The performance will be followed by a conversation with Tamasha historian and photojournalist Sandesh Bhandare, setting the tone for a programme rooted in dialogue between performance, archiving and scholarship.

The Loom of Time

From performance, the programme turns to Mumbai’s media collectives and the layered histories of its centrally located, working-class neighbourhoods. Cinema, poetry, painting and labour history converge in a screening of Saacha (Loom) by Anjali Monteiro and K. P. Jayasankar, featuring the work of artist Sudhir Patwardhan and poet Narayan Surve, whose birth centenary is marked this year. The discussion the filmmakers that follows reflects on collaborative media practices that emerged after the textile mill workers’ movement of the 1980s, and on the making of the DiverCity archive.

Caste in Caricature

Questions of representation and resistance take centre stage at the iconic Siddhartha College Library, which grew out of B. R. Ambedkar’s personal collection of books.
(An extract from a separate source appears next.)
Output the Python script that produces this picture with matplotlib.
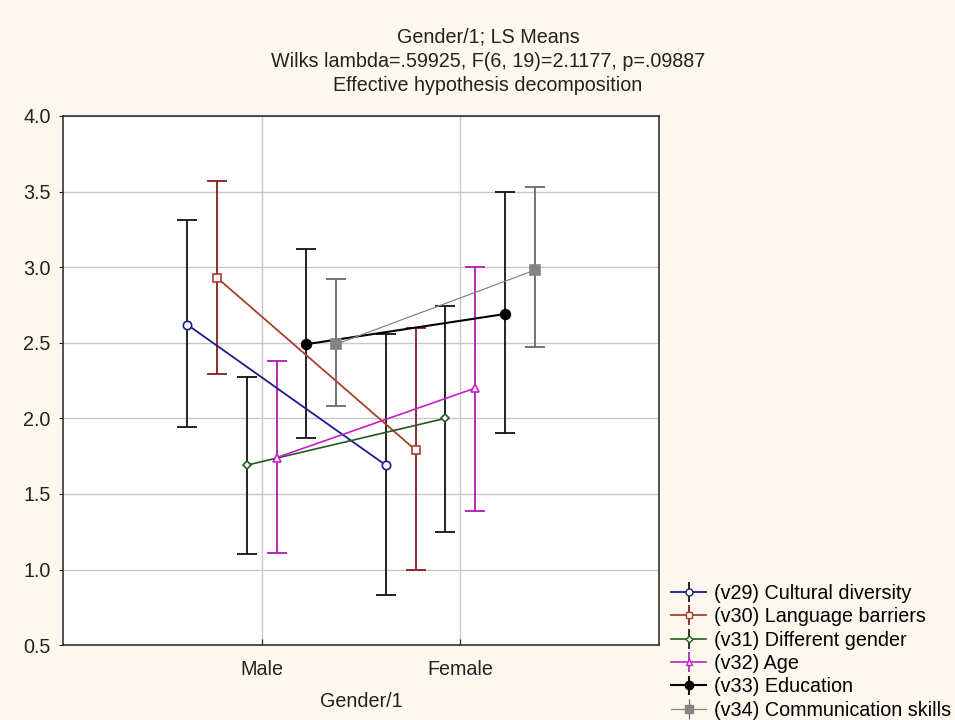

This session examines colonial-era caricatures of Dr. Ambedkar through a discussion with author Unnamati Syama Sundar, author of the book No Laughing Matter: The Ambedkar Cartoons, 1932-1956, and Professor Vijay Mohite, concluding with a stand-up performance by Ankur Tangade that bridges historical critique and contemporary expression.

'A many-coloured smell'

Midweek, poetry spills out into the streets with a two-part exploration of the Clearing House poetry collective, which featured poets and painters such as Arun Kolatkar (a graduate of Sir J. J. School of Art) and Gieve Patel, along with Adil Jussawalla and A. K. Mehrotra. On 11 March, a walking tour through Kala Ghoda begins at Churchgate Station, led by Bombay Poetry Crawl. Later that evening, poet and translator Jerry Pinto reflects on the collective’s collaborative ethos at the historic David Sassoon Library in the Kala Ghoda neighbourhood, tracing how writers, painters and designers shaped a shared literary culture.

Birds of a Feather

Nature writing and illustration come into focus at the Bombay Natural History Society (B. N. H. S.), where journalist and researcher Vrushal Pendharkar explores the community behind the B. N. H. S. Journal through the work of artist and illustrator Carl D’Silva.

Faith in Form

That afternoon, we will head to Our Lady of Salvation Church in Dadar, to revisit architect Charles Correa’s modernist vision for sacred space. Through a conversation between architect Nondita Correa Mehrotra and poet-curator Ranjit Hoskote, the event reflects on faith, architecture and art, with M. F. Husain and Anjolie Ela Menon’s glass paintings and tableaux on view at the Church as well.

Tracing Stone and Shadow

The city’s ancient past emerges on 15 March with a guided walk through the Kanheri Caves, a remarkable complex of over one hundred rock-cut monuments dating from the 1st century B. C. E. to the 10th century C. E. Carved into basalt cliffs, the caves served as Buddhist monasteries, prayer halls and centres of learning along ancient trade routes. Intricate carvings, stupas and water-management systems reveal a sophisticated monastic life sustained by surrounding communities. Over centuries, the caves witnessed shifts in religious practice and patronage, before being rediscovered by colonial archaeologists, today standing as a powerful testament to Mumbai’s deep, layered past. Led by archaeologist Suraj A. Pandit, the walk explores the social life of the Buddhist community at the caves, followed by a participatory mapping exercise with students from Sathaye College.

The Citizen-Artist

The festival concludes on 16 March at the Kamla Raheja Vidyanidhi Institute for Architecture and Environmental Studies. Through archival material and a conversation between the artist Navjot and curator Nancy Adajania, the session examines the public art interventions and political activism of Altaf and Navjot in 1970s and 80s Mumbai, situating artistic practice within wider movements for social change.